Thomas De Quincey, another Romantic preoccupied with thoughts of failure, lamented his own ability to complete a project:

“[The work] was now lying locked up […] like any Spanish bridge or aqueduct […] instead of surviving me as a monument of wishes at least, and aspirations […] it was likely to stand a memorial to my children of hopes defeated, of baffled efforts, of materials uselessly accumulated, of foundations laid that were never to support a superstructure, – of the grief and ruin of the architect.”

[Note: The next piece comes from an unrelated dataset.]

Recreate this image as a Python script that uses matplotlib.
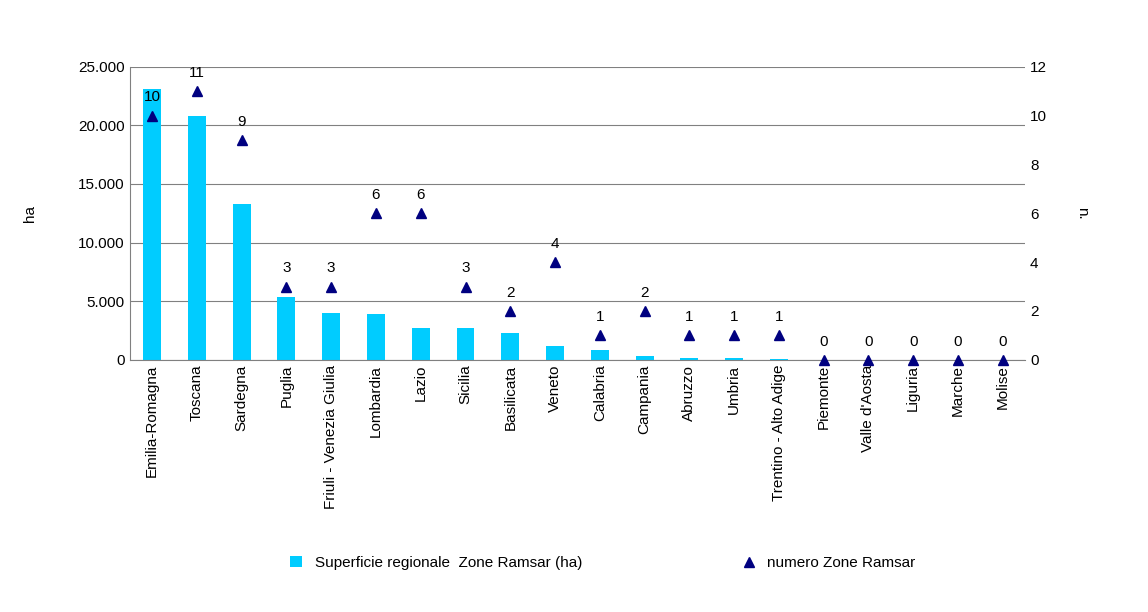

“The grief and ruin of the architect” – this is something I feel keenly. Unfinished stories and a ruinous novel lie somewhere in the labyrinth of notebooks and computer files, next to a thesis that never saw the light of publication. Does the possibility of failure diminish the writing and thinking process in any way? Does it rob the project of meaning? How do I shore these fragments against my ruin? More importantly, how to keep on writing in spite of failure?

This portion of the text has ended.